I’ve been able to mitigate GPU memory issues with batching I’ve yet to find a good software solution to fix RAM shortages.

abhigupta4981 · November 5, 2018, 8:31am

i am talking about the memory of the disk to store datasets

devforfu · November 5, 2018, 1:11pm

I guess the only way is to buy a bigger volume as soon as at the end of the day you need to store the data somewhere to feed into model

ritika26 · November 5, 2018, 4:23pm

@abhigupta4981
I am also facing the same issues. When i am working on large data sets I am getting
RuntimeError: CUDA error: out of memory
I am taking batchsize=32

ritika26 · November 5, 2018, 4:31pm

@devforfu

Please suggest how to deal with large datasets . If i am uploading these datasets in crestle or salamander it is taking lot of time to upload but if I am running these datasets in my system directly I am facing

RuntimeError: CUDA error: out of memory

Laptop configuration:
16GB RAM
4GB Nividia Graphics card

Thanks,
Ritika

abhigupta4981 · November 5, 2018, 4:43pm

@ritika26 jeremy had suggested to decrease the batch size for systems with small resources. You should try decreasing the batch size to 16 or 8. Or the other option is instead of uploading datasets to crestle, you can wget or curl the dataset.

ritika26 · November 5, 2018, 4:47pm

Thanks for the quick response. I am already using the small batch size. Can you please share any documentation on wget or curl the dataset.??

init_27 · November 5, 2018, 4:50pm

You might want to watch the first lecture of Machine Learning (fast.ai) where jeremy walks you through of the steps to download the dataset.
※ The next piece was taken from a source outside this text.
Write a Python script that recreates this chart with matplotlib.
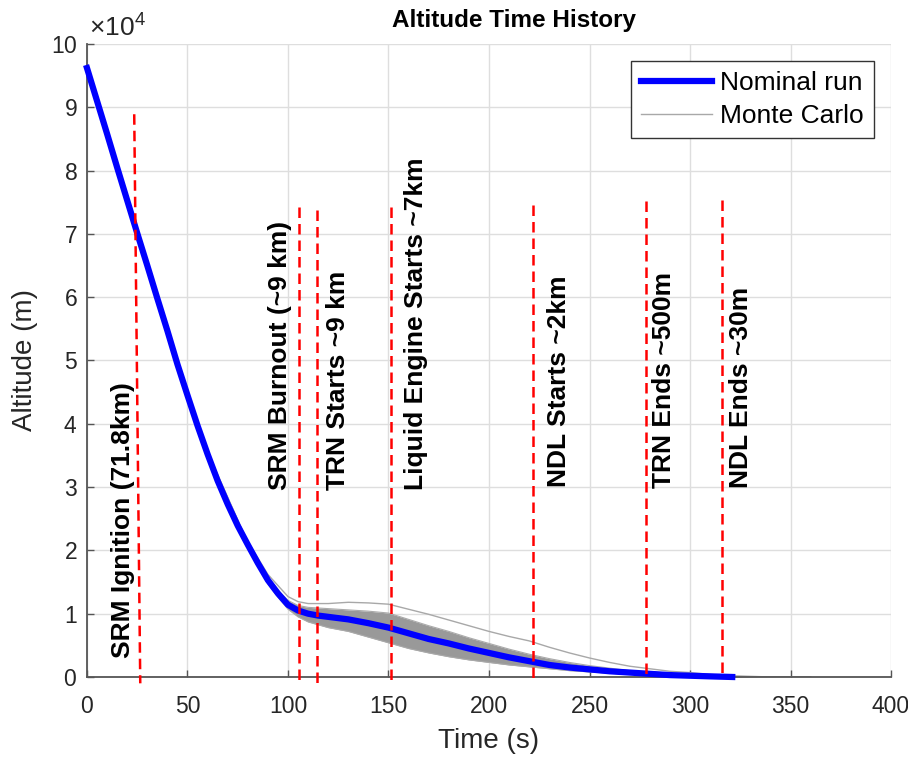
import numpy as np
import matplotlib
matplotlib.use("Agg")
from matplotlib import pyplot as plt
from matplotlib.ticker import ScalarFormatter

plt.rcParams['font.family'] = ['Liberation Sans', 'DejaVu Sans']
plt.rcParams['mathtext.fontset'] = 'custom'
plt.rcParams['mathtext.rm'] = 'Liberation Sans'

# nominal trajectory (s, m)
time_nom = [0, 5, 10, 15, 20, 25, 30, 35, 40, 45, 50, 55, 60, 65, 70, 75, 80, 85, 90, 95,
            100, 105, 110, 115, 120, 130, 140, 150, 160, 170, 180, 190, 200, 210, 220,
            230, 240, 250, 260, 270, 280, 290, 300, 310, 321]
alt_nom = [96200, 91000, 85800, 80500, 75300, 70100, 65000, 59800, 54700, 49400, 44500,
           39700, 35200, 31000, 27300, 23900, 20900, 18000, 15300, 13200, 11400, 10500,
           10000, 9700, 9500, 9100, 8500, 7800, 6900, 6000, 5300, 4500, 3800, 3100, 2500,
           1900, 1500, 1200, 900, 700, 500, 300, 200, 100, 0]

# spread of the monte carlo runs
band_time = [0, 20, 40, 60, 80, 90, 95, 100, 105, 110, 120, 130, 140, 150, 160, 170, 180,
             190, 200, 210, 220, 230, 240, 250, 260, 270, 280, 290, 300, 310, 320, 330,
             345, 360]
band_hi = [96400, 75600, 55000, 35600, 21300, 15800, 13700, 12100, 11300, 11000, 10800,
           10600, 10400, 10100, 9100, 8100, 7200, 6200, 5300, 4400, 3600, 2900, 2300, 1800,
           1400, 1000, 700, 500, 300, 200, 100, 50, 0, 0]
band_lo = [96000, 75000, 54300, 34800, 20500, 14700, 12600, 10700, 9500, 8700, 7800, 7200,
           6300, 5400, 4500, 3800, 3200, 2700, 2300, 1900, 1600, 1300, 1000, 800, 600, 400,
           300, 200, 100, 0, 0, 0, 0, 0]

# the one high run
out_time = [80, 90, 100, 105, 110, 120, 130, 140, 150, 160, 170, 180, 190, 200, 210, 220,
            230, 240, 250, 260, 270, 280, 290, 300, 310, 320, 330, 340, 360]
out_alt = [21400, 16200, 12700, 11900, 11600, 11600, 11800, 11700, 11500, 10700, 9900,
           9000, 8100, 7200, 6400, 5700, 4700, 3800, 3000, 2300, 1700, 1300, 900, 700,
           400, 200, 100, 0, 0]

# event markers: (t top, alt top, t bottom, alt bottom)
ev_t_top = [23.5, 105.6, 114.2, 151.2, 222.0, 278.0, 316.0]
ev_a_top = [88900, 74200, 73800, 74200, 74500, 75200, 75300]
ev_t_bot = [26.5, 105.6, 114.2, 151.2, 222.0, 278.0, 316.0]
ev_a_bot = [-1000, -700, -900, -700, -200, 300, 300]

ev_labels = ['SRM Ignition (71.8km)', 'SRM Burnout (~9 km)', 'TRN Starts ~9 km',
             'Liquid Engine Starts ~7km', 'NDL Starts ~2km', 'TRN Ends ~500m',
             'NDL Ends ~30m']
lab_t = [21.2, 99.6, 128.4, 167.3, 238.3, 290.5, 328.9]
lab_a = [3000, 29500, 29500, 29500, 30000, 29800, 29800]

fig = plt.figure(figsize=(9.08, 7.57), dpi=100)
ax = fig.add_axes([0.0958, 0.1057, 0.8855, 0.8362])

ax.fill_between(band_time, band_lo, band_hi, color='#999999', lw=0, zorder=2)
ax.plot(band_time, band_hi, color='#aaaaaa', lw=0.8, zorder=2)
ax.plot(band_time, band_lo, color='#aaaaaa', lw=0.8, zorder=2)
mc, = ax.plot(out_time, out_alt, color='#a8a8a8', lw=1.0, zorder=2, label='Monte Carlo')
nom, = ax.plot(time_nom, alt_nom, color='#0000ff', lw=4.5, zorder=3, clip_on=False,
               label='Nominal run')

for i in range(len(ev_labels)):
    ax.plot([ev_t_top[i], ev_t_bot[i]], [ev_a_top[i], ev_a_bot[i]], color='#ff0000',
            lw=1.8, linestyle=(0, (4.2, 2.4)), clip_on=False, zorder=4)
    ax.text(lab_t[i], lab_a[i], ev_labels[i], rotation=90, rotation_mode='anchor',
            ha='left', va='baseline', fontsize=19, fontweight='bold', color='black',
            zorder=5)

ax.set_xlim(0, 400)
ax.set_ylim(0, 100000)
ax.set_xticks(np.arange(0, 401, 50))
ax.set_yticks(np.arange(0, 100001, 10000))
fmt = ScalarFormatter(useMathText=True)
fmt.set_powerlimits((4, 4))
ax.yaxis.set_major_formatter(fmt)
ax.yaxis.get_offset_text().set_visible(False)
# exponent label drawn by hand, matlab style
ax.text(0.003, 1.006, r'$\times$10$^{4}$', transform=ax.transAxes, ha='left',
        va='bottom', fontsize=19, color='#262626')

ax.grid(True, color='#dedede', lw=1.0)
ax.set_axisbelow(True)
for s in ['top', 'right']:
    ax.spines[s].set_visible(False)
for s in ['left', 'bottom']:
    ax.spines[s].set_color('#555555')
    ax.spines[s].set_linewidth(1.3)
ax.tick_params(direction='in', length=5, width=1.0, color='#555555',
               labelsize=16.5, labelcolor='#262626')
ax.tick_params(axis='x', pad=13)
ax.tick_params(axis='y', pad=7)

ax.set_xlabel('Time (s)', fontsize=20, color='#262626', labelpad=7)
ax.set_ylabel('Altitude (m)', fontsize=20, color='#262626', labelpad=9)
fig.text(0.566, 0.973, 'Altitude Time History', ha='center', va='center',
         fontsize=17.5, fontweight='bold')

leg = ax.legend(handles=[nom, mc], loc='upper right', fontsize=19, handlelength=2.7,
                handletextpad=0.3, borderaxespad=0.65, fancybox=False, framealpha=1,
                edgecolor='#333333', borderpad=0.38, labelspacing=0.35)
leg.get_frame().set_linewidth(1.0)

fig.savefig('out.png', dpi=100)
init_27 · November 5, 2018, 4:55pm

Here’s my approach:

Delete Windows: No more gaming-time to grow up.
Try Random sampling from the dataset.
For ex:if my disk can hold 30% of the data, train with 8 different samples. Then try running the same on AWS or GCP once I have a good understanding of what I want to do.

Generally I’ve learnt: No matter how big your dataset is, always try to build a quick baseline. No matter how simple or plain it be-use 1% of the data, use 0.5% of the data but first thing is to validate a few ideas.

Ex: Use 1% of the data-check accuracies with a few architectures, after having an idea-use 2% or 5% of the data, re-validate my ideas.

Note: This isn’t the best approach-just my approach to things given that I’ve a small (compared to dataset size) Storage disk.

abhigupta4981 · November 5, 2018, 4:59pm

if you have the link of the dataset to download, you can use wget <link> in the terminal by going to desired location. It will download the dataset.

ritika26 · November 5, 2018, 5:07pm

Thanks @init_27 . I will watch the first lecture of ML (fast.ai) and will follow the steps shared by Jeremy.

ritika26 · November 5, 2018, 5:09pm

Thanks @abhigupta4981

devforfu · November 5, 2018, 5:32pm

Yes, the only way to get rid of this error is to reduce your batch size or image size parameters. Otherwise, you need more GPU memory.

maral · November 7, 2018, 6:25am

If you want to upload or download a lot of files quickly I suggest use something like “GNU parallel”.

It is available here https://www.gnu.org/software/parallel/ and for most Linux distributions can be installed from package repositories.

Parallel will let you run concurrent tasks like for example, run multiple “wget” commands. All you need to do is feed it a list of command and tell it how many to execute at a time until completion.

Example: parallel --jobs 10 --eta < text_file_with_commands.txt

This will execute 10 commands from the text file in parallel and provide an estimated time of completion.

ritika26 · November 7, 2018, 6:26am

Thanks @devforfu

ritika26 · November 7, 2018, 6:26am

Thanks @maral. Let me try this solution

abhigupta4981 · November 7, 2018, 9:16am

Thanks I didn’t know about that. It will be a lot of help